If NBC wants to take home a ratings win on Super Bowl Sunday, it’s going to have to dominate on two screens. Even with Katy Perry scheduled for halftime and two weeks’ worth of promotion around the big game’s stars and its commercials, a key factor in determining the success or failure of NBC’s telecast will be sitting in Americans’ laps, in the form of their smartphones, tablets and laptops.
It’s 2015, and consulting a second screen while watching television has become standard practice. Last year, more than two-thirds of U.S. Internet users checked out a social media platform during live prime-time television, according to research conducted by Millward Brown. More than 70 percent check their email, and Nielsen research shows that Twitter activity has the ability to drive more viewers to tune in.
“It's essential to include the digital ecosystem in the cultural phenomenon that is the Super Bowl,” said Joel Espelien, an analyst specializing in second screen strategy at the Diffusion Group. “It's not about the game.”
“It all drives rating and tune-in,” he added.
Since it last broadcast the Super Bowl in 2012, NBC has significantly increased the resources it devotes to social media.
“We have a much bigger team now,” said Rick Cordella, the vice president of digital media for NBC’s sports and media group.
Three years ago, NBC had just a few people posting content to three social media channels during Super Bowl XLVI. This year, five supervisors are coordinating more than 30 people spread out across locations in two time zones, all producing and monitoring content being published across Facebook, Twitter, Instagram, Vine and Pinterest. Every member of NBC Sports’ newsroom has access to its social media accounts.
“I think back then it was more of a specialization,” Cordella said. “Now it's part of a job requirement.”
NBC is also leveraging a vast network of celebrity partners to keep people engaged. Lyndsay Signor, the director of social media marketing at NBC Sports, spearheaded a move to rope in celebrities from across NBCUniversal’s brands, as well as a number of stars known outside the NBCU umbrella.

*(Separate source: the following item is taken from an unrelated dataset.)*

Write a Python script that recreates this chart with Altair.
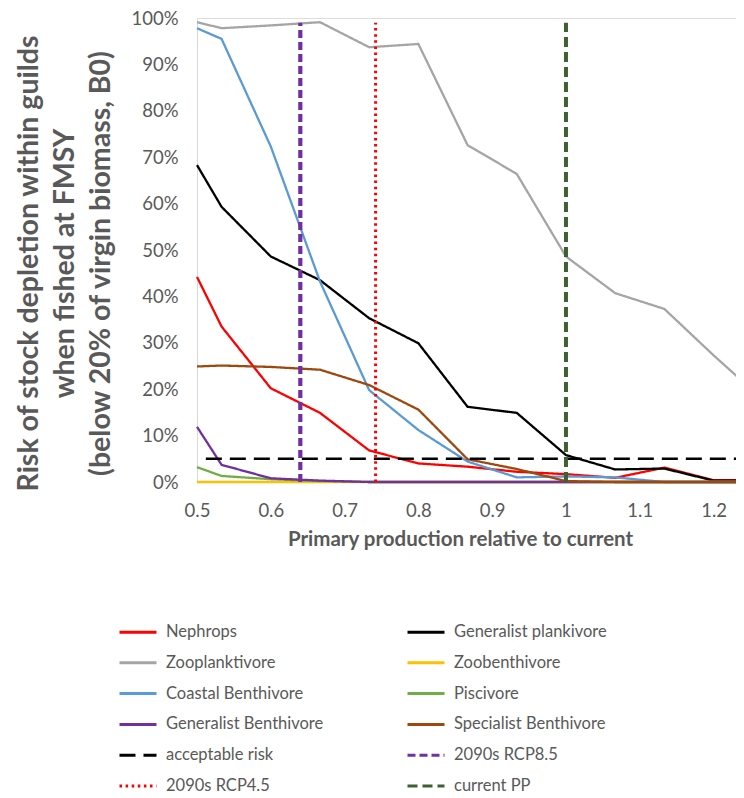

“We're trying to surround the fans in the run-up to the game,” Cordella said.
NBC must cast a wide net because its competitors are using social to do the same thing. Despite its status as the most-watched telecast of the year, the Super Bowl is never the only game in town; brands and rival broadcasters have been programming against the Super Bowl for years. In 1992, Fox pulled more than 10 million viewers away from CBS’s Super Bowl telecast with a special broadcast of “In Living Color,” and events like the Lingerie Bowl, which debuted on pay-per-view in 2004, and the Puppy Bowl, which bowed the year after that, have evolved into staples for small pockets of the big game’s sprawling viewership. In 2013, Discovery said that its Puppy Bowl generated 10 separate trending topics on Twitter and pulled in more than 12.4 million viewers.
This year, NBC has even more competition. YouTube, which spent the past few years elbowing its way into more and more mainstream television broadcast events -- most recently during this month’s State of the Union address -- will host its own fake halftime show (starring YouTube celebrities like Freddie Wong). Comedy Central is hosting its own alternative to the Super Bowl as well.
All of these forces will be looking to pick off pockets of viewers, and they have strong followings to leverage. Harley Morenstein, the host of Epic Meal Time, is active on Vine, Twitter and Instagram, and he has at least 400,000 followers on each platform. “It will be fun afterwards to see what was Freddie Wong’s draw compared to Katy Perry and Lenny Kravitz," Morenstein told Business Insider.
An introduction to streaming
There is an entirely separate second-screen experience NBC has to worry about as well: Its own live stream of the game. In 2012, it became the first network to offer a stream of the Super Bowl online. More than 2.1 million people tuned in using computers and laptops, and while the network hailed its maiden voyage as a success, not everyone agreed.
“If poor quality video with bad re-buffering is something that ‘exceeded their expectations,’ I'd hate to see how low they set the bar internally,” Dan Rayburn, an analyst at Frost & Sullivan, wrote in Streaming Media.
Cordella said NBC has made substantial improvements to infrastructure and planning that goes into streaming live sports, pointing to the network’s digital performance during the 2014 Winter Olympics at Sochi.
“Quite frankly I think we're much better at,” Cordella said, who pointed out NBC now streams more than 4,000 events a year using its TV Everywhere service.
But better will be necessary. You don't get a second chance to make a first impression.
"These big events really are the most important way that mainstream America gets introduced to sports on broadband," Espelien said.
Espelien points out that consumers who have positive experiences with streaming live sports programming the first time tend to try it again, but adds that those who don't tend to become squeaky wheels.
"If they have a bad experience, they're gonna go around for the next 12 months whining about it," he said.
On some level, what happens Sunday is out of NBC's hands. An ugly, one-sided game would derail even the best laid plans. And so even as his team continues to prepare, Cordeall acknowledges that there will be only so much NBC can do.
“I don't think there's a way we could own the conversation,” Cordella said. “I think it'd be a bit naive to say we could pull that off.”